I visited JSC for work several times during the Shuttle era, and it was always full of real purpose and an excitement that’s hard to describe. Engineers looked like they were doing real work that mattered. They walked between buildings with purpose and urgency. The environment felt magical.
Back then, engineers, flight controllers, and crew were constantly preparing for the next Shuttle mission. It didn’t matter so much what the next mission was. It was that there was a real mission approaching.
If I’m honest, sometimes I felt jealous of engineers who worked at JSC because they always seemed more self-actualized than most engineers did at my home NASA center, which did design-type work.
Window to the Present
Now, six years or so after the last Shuttle flight, in my temporary office with a view, I couldn’t stop looking out the window. Everything felt so different.
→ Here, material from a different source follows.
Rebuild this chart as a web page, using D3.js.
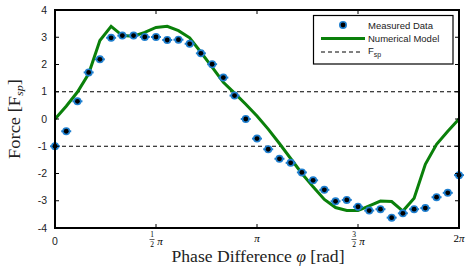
<!DOCTYPE html>
<html>
<head>
<meta charset="utf-8">
<script src="https://cdn.jsdelivr.net/npm/d3@7"></script>
<style>
  body { margin: 0; background: #fff; }
  svg { display: block; }
</style>
</head>
<body>
<div id="chart"></div>
<script>
// phase in degrees, step 10
const phaseDeg = d3.range(0, 361, 10);
const measured = [-1.00, -0.45, 0.65, 1.71, 2.19, 2.98, 3.06, 3.06, 3.01, 3.01,
  2.90, 2.91, 2.76, 2.41, 2.01, 1.52, 0.86, 0.00, -0.72, -1.11,
  -1.46, -1.61, -1.96, -2.25, -2.60, -3.02, -2.97, -3.22, -3.36, -3.31,
  -3.62, -3.46, -3.31, -3.27, -2.87, -2.71, -2.06];
const model = [0.00, 0.47, 0.99, 1.66, 2.88, 3.40, 3.06, 3.04, 3.18, 3.36,
  3.40, 3.24, 2.98, 2.45, 1.90, 1.35, 0.95, 0.54, 0.11, -0.37,
  -0.90, -1.45, -2.00, -2.49, -2.95, -3.25, -3.36, -3.36, -3.19, -3.01,
  -3.03, -3.38, -2.91, -1.66, -0.93, -0.45, 0.00];
const yTicks = [-4, -3, -2, -1, 0, 1, 2, 3, 4];
const spLevels = [1, -1];

const W = 469, H = 275;
const margin = { left: 55, right: 10, top: 10, bottom: 47 };

const svg = d3.select("#chart").append("svg")
  .attr("width", W).attr("height", H);

const x = d3.scaleLinear().domain([0, 2 * Math.PI]).range([margin.left, W - margin.right]);
const y = d3.scaleLinear().domain([-4, 4]).range([H - margin.bottom, margin.top]);
const rad = d => d * Math.PI / 180;

const blue = "#1f7fcf", green = "#0a800a";
const sans = "Liberation Sans, Arial, sans-serif";
const serif = "Liberation Serif, serif";

// dashed F_sp lines
svg.selectAll(".sp").data(spLevels).join("line")
  .attr("x1", x(0)).attr("x2", x(2 * Math.PI))
  .attr("y1", d => y(d)).attr("y2", d => y(d))
  .attr("stroke", "#000").attr("stroke-width", 1)
  .attr("stroke-dasharray", "4,3");

// model line
const line = d3.line().x((d, i) => x(rad(phaseDeg[i]))).y(d => y(d));
svg.append("path").datum(model)
  .attr("d", line).attr("fill", "none")
  .attr("stroke", green).attr("stroke-width", 3)
  .attr("stroke-linejoin", "miter");

// measured points
const pts = svg.append("g").selectAll("g").data(measured).join("g")
  .attr("transform", (d, i) => `translate(${x(rad(phaseDeg[i]))},${y(d)})`);
pts.append("line").attr("x1", -5).attr("x2", 5)
  .attr("stroke", blue).attr("stroke-width", 2);
pts.append("circle").attr("r", 4).attr("fill", blue);
pts.append("circle").attr("r", 2.4).attr("fill", "#000");

// frame
svg.append("rect")
  .attr("x", x(0)).attr("y", y(4))
  .attr("width", x(2 * Math.PI) - x(0)).attr("height", y(-4) - y(4))
  .attr("fill", "none").attr("stroke", "#000").attr("stroke-width", 2);

// ticks (inward)
const xTickVals = [0.5, 1, 1.5].map(k => k * Math.PI);
xTickVals.forEach(v => {
  svg.append("line").attr("x1", x(v)).attr("x2", x(v))
    .attr("y1", y(-4)).attr("y2", y(-4) - 4).attr("stroke", "#000");
  svg.append("line").attr("x1", x(v)).attr("x2", x(v))
    .attr("y1", y(4)).attr("y2", y(4) + 4).attr("stroke", "#000");
});
yTicks.slice(1, -1).forEach(v => {
  svg.append("line").attr("x1", x(0)).attr("x2", x(0) + 4)
    .attr("y1", y(v)).attr("y2", y(v)).attr("stroke", "#000");
  svg.append("line").attr("x1", x(2 * Math.PI)).attr("x2", x(2 * Math.PI) - 4)
    .attr("y1", y(v)).attr("y2", y(v)).attr("stroke", "#000");
});

// y tick labels
svg.selectAll(".ylab").data(yTicks).join("text")
  .attr("x", x(0) - 8).attr("y", d => y(d) + 3.5)
  .attr("text-anchor", "end")
  .attr("font-family", sans).attr("font-size", 10.5).attr("fill", "#222")
  .text(d => d < 0 ? "-" + Math.abs(d) : d);

// x tick labels
const tickY = y(-4) + 17;
svg.append("text").attr("x", x(0)).attr("y", tickY)
  .attr("text-anchor", "middle").attr("font-family", sans).attr("font-size", 10.5)
  .attr("fill", "#222").text("0");
const fracLabel = (v, num) => {
  const g = svg.append("g").attr("transform", `translate(${x(v)},${tickY})`);
  g.append("text").attr("x", -4).attr("y", -8).attr("text-anchor", "middle")
    .attr("font-family", serif).attr("font-size", 7.5).text(num);
  g.append("line").attr("x1", -6.5).attr("x2", -1.5).attr("y1", -5.5).attr("y2", -5.5)
    .attr("stroke", "#222").attr("stroke-width", 0.7);
  g.append("text").attr("x", -4).attr("y", 1.5).attr("text-anchor", "middle")
    .attr("font-family", serif).attr("font-size", 7.5).text("2");
  g.append("text").attr("x", 4).attr("y", 0).attr("text-anchor", "middle")
    .attr("font-family", serif).attr("font-style", "italic").attr("font-size", 11).text("π");
};
fracLabel(0.5 * Math.PI, "1");
fracLabel(1.5 * Math.PI, "3");
svg.append("text").attr("x", x(Math.PI)).attr("y", tickY - 3)
  .attr("text-anchor", "middle").attr("font-family", serif).attr("font-style", "italic")
  .attr("font-size", 11).text("π");
svg.append("text").attr("x", x(2 * Math.PI)).attr("y", tickY - 3)
  .attr("text-anchor", "middle").attr("font-family", serif).attr("font-size", 11)
  .html('2<tspan font-style="italic">π</tspan>');

// axis titles
svg.append("text").attr("x", 258).attr("y", 262)
  .attr("text-anchor", "middle").attr("font-family", serif).attr("font-size", 16)
  .attr("fill", "#222")
  .attr("textLength", 173).attr("lengthAdjust", "spacingAndGlyphs")
  .html('Phase Difference <tspan font-style="italic">φ</tspan> [rad]');
svg.append("text")
  .attr("transform", `translate(20,${y(0)}) rotate(-90)`)
  .attr("text-anchor", "middle").attr("font-family", serif).attr("font-size", 16)
  .attr("fill", "#222")
  .attr("textLength", 80).attr("lengthAdjust", "spacingAndGlyphs")
  .html('Force [F<tspan font-size="10.5" font-style="italic" dy="3">sp</tspan><tspan dy="-3">]</tspan>');

// legend
const lg = svg.append("g");
lg.append("rect").attr("x", 313.5).attr("y", 15.5).attr("width", 139.5).attr("height", 48.5)
  .attr("fill", "#fff").attr("stroke", "#000").attr("stroke-width", 1.2);
const rows = [25, 38.5, 52];
const lm = lg.append("g").attr("transform", `translate(343,${rows[0]})`);
lm.append("circle").attr("r", 4).attr("fill", blue);
lm.append("circle").attr("r", 2.4).attr("fill", "#000");
lg.append("line").attr("x1", 321).attr("x2", 365).attr("y1", rows[1]).attr("y2", rows[1])
  .attr("stroke", green).attr("stroke-width", 3);
lg.append("line").attr("x1", 321).attr("x2", 363).attr("y1", rows[2]).attr("y2", rows[2])
  .attr("stroke", "#000").attr("stroke-dasharray", "4,3");
lg.selectAll(".lt").data(["Measured Data", "Numerical Model"]).join("text")
  .attr("x", 368).attr("y", (d, i) => rows[i] + 3.5)
  .attr("font-family", sans).attr("font-size", 9.5).attr("fill", "#222")
  .text(d => d);
lg.append("text").attr("x", 368).attr("y", rows[2] + 2)
  .attr("font-family", sans).attr("font-size", 9.5).attr("fill", "#222")
  .html('F<tspan font-size="7" dy="3">sp</tspan>');
</script>
</body>
</html>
Even during my short time there, the tram seemed like a constant reminder of how things used to be. I couldn’t help but feel sad, especially for the engineers who used to work on the Shuttle.
I also couldn’t help but feel a little guilty because my NASA center was the one responsible for designing and building a launch vehicle to replace the Shuttle. Had we done our jobs, JSC engineers and astronauts would still be preparing for an upcoming mission—just on a different launch vehicle.
At that moment, it felt like Old Space NASA was farther from the moon than we were when President Kennedy said we were going there by the end of the decade back in 1962.
A True Story
While I was there, engineers from around the center gathered in a conference room to watch a live stream of a test firing of the launch escape thrusters on the Orion module.
Orion is the capsule that carries crew on top of the Space Launch System (SLS) launch vehicle that’s part of the Artemis missions. The conference room was mostly full, and I was expecting something big because of all the email hype.
Right on time, what appeared to be three motors fired up and started doing what they were designed to do. The test lasted about 15 seconds, and then it was over. That’s it?
In the day and age of Falcon 9 launches with boosters flying back and landing near the launch pad, this test felt like watching an old black and white commercial with no sound. Watching an average sunset would have been more exciting.
I felt bad for the young engineers in the room who wanted to feel purpose. I was so moved with sadness at the looks on the engineer’s faces that I politely stood up and walked out. I wasn’t in the mood to fake it.
This is what Old Space engineers are asked to get excited about when SpaceX engineers get to feel the accomplishment of sticking a first-stage landing on a barge in the middle of the Atlantic.
At the end of the day, NASA engineers didn’t go to engineering school because we wanted an easy path, and we didn’t come to work at NASA because we wanted a cushy job. We chose a very difficult path because we wanted to make a difference.
And that’s getting harder and harder to do inside NASA.